Spin qubits that are hosted in electrically-controlled, silicon quantum dots are promising candidates for the implementation of quantum processors. To pave the road towards large-scale quantum computing, millions of high-yield, uniform qubits are required. For classical processors, these conditions are reached by using advanced manufacturing techniques such as optical lithography and chemical-mechanical polishing.

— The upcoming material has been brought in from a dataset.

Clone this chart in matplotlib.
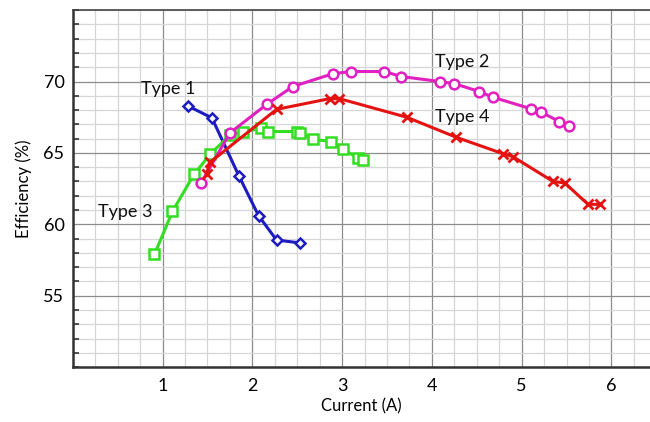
import numpy as np
import matplotlib
matplotlib.use("Agg")
import matplotlib.pyplot as plt
from matplotlib.ticker import MultipleLocator

plt.rcParams["font.family"] = ["Lato", "DejaVu Sans"]

# ---------------------------------------------------------------- data
type1_x = [1.28, 1.55, 1.85, 2.07, 2.27, 2.53]
type1_y = [68.3, 67.45, 63.4, 60.6, 58.9, 58.7]

type2_x = [1.43, 1.75, 2.16, 2.45, 2.90, 3.10, 3.47, 3.66, 4.09, 4.25,
           4.53, 4.68, 5.10, 5.22, 5.42, 5.53]
type2_y = [62.9, 66.4, 68.4, 69.65, 70.55, 70.7, 70.7, 70.35, 70.0, 69.85,
           69.3, 68.9, 68.1, 67.85, 67.2, 66.9]

type3_x = [0.91, 1.11, 1.35, 1.53, 1.75, 1.90, 2.10, 2.18, 2.50, 2.53,
           2.68, 2.88, 3.01, 3.18, 3.23]
type3_y = [57.9, 60.9, 63.5, 64.9, 66.25, 66.45, 66.75, 66.5, 66.5, 66.4,
           65.95, 65.8, 65.25, 64.65, 64.5]

type4_x = [1.49, 1.53, 2.27, 2.86, 2.97, 3.72, 4.27, 4.79, 4.90, 5.35,
           5.48, 5.74, 5.87]
type4_y = [63.55, 64.35, 68.05, 68.8, 68.8, 67.5, 66.1, 64.95, 64.75, 63.0,
           62.9, 61.4, 61.4]

labels = ["Type 1", "Type 2", "Type 3", "Type 4"]
label_pos = [(0.76, 69.45), (4.03, 71.35), (0.28, 60.85), (4.03, 67.5)]

# ---------------------------------------------------------------- figure
fig = plt.figure(figsize=(6.5, 4.22), dpi=100)
ax = fig.add_axes([0.112, 0.130, 0.888, 0.846])
ax.set_xlim(0, 6.43)
ax.set_ylim(50, 75)

ax.xaxis.set_major_locator(MultipleLocator(1))
ax.xaxis.set_minor_locator(MultipleLocator(0.25))
ax.yaxis.set_major_locator(MultipleLocator(5))
ax.yaxis.set_minor_locator(MultipleLocator(1))
ax.set_xticks([1, 2, 3, 4, 5, 6])
ax.set_yticks([55, 60, 65, 70])

ax.grid(which="major", color="#8c8c8c", linewidth=0.9)
ax.grid(which="minor", color="#d6d6d6", linewidth=0.9)
ax.set_axisbelow(True)

ax.tick_params(axis="x", which="both", length=0, labelsize=13, pad=8)
ax.tick_params(axis="y", which="major", length=0, labelsize=13, pad=6)
ax.tick_params(axis="y", which="minor", direction="in", length=4,
               width=1.2, color="#333333")

for s in ["left", "bottom"]:
    ax.spines[s].set_linewidth(1.8)
    ax.spines[s].set_color("#333333")
ax.spines["top"].set_linewidth(1.2)
ax.spines["top"].set_color("#444444")
ax.spines["right"].set_visible(False)

ms = 6.5
lw = 2.2
ax.plot(type1_x, type1_y, color="#1c1cc0", lw=lw, marker="D", ms=5,
        mfc="white", mec="#1c1cc0", mew=1.8, zorder=3)
ax.plot(type3_x, type3_y, color="#33dd22", lw=lw, marker="s", ms=ms,
        mfc="white", mec="#33dd22", mew=1.8, zorder=3)
ax.plot(type2_x, type2_y, color="#e020c0", lw=lw, marker="o", ms=ms + 0.5,
        mfc="white", mec="#e020c0", mew=1.8, zorder=4)
ax.plot(type4_x, type4_y, color="#e51212", lw=lw, marker="x", ms=ms,
        mec="#e51212", mew=2.0, zorder=5)

for lab, (lx, ly) in zip(labels, label_pos):
    ax.text(lx, ly, lab, fontsize=13, ha="left", va="center", color="#111111")

ax.set_xlabel("Current (A)", fontsize=12, labelpad=3)
ax.set_ylabel("Efficiency (%)", fontsize=12, labelpad=8)

fig.savefig("out.png", dpi=100)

Due to the resemblance to transistors, silicon spin qubits are often claimed to be able to leverage decades of technology development in the semiconductor industry. However, the methods used in industry fabrication lines are little flexible and more intrusive than the processes that are currently used for quantum dot fabrication. It is therefore an outstanding question whether these techniques allow for the fabrication of quantum dot structures and whether the industrial processing conditions that ensure high-yield transistor fabrication do not compromise qubit quality and coherence.

 

Here, we manufacture quantum dot devices in isotopically enriched 28Si-MOS, fabricated in a standard 300-mm process line. These devices are fully fabricated with optical lithography and chemical-mechanical polishing techniques for patterning, compatible with state-of-the-art industrial fabrication. We demonstrate that this allows for exceptionally high yield and sample uniformity across a 300 mm wafer. Moreover, the samples exhibit well-controlled single and double quantum dot behaviour in the multi-electron regime. We perform charge sensing with a signal-to-noise ratio high enough for single-shot readout and form qubits in the single-electron regime, with spin coherence properties comparable to those reported in the literature. This work highlights the potential for scalability of spin qubits.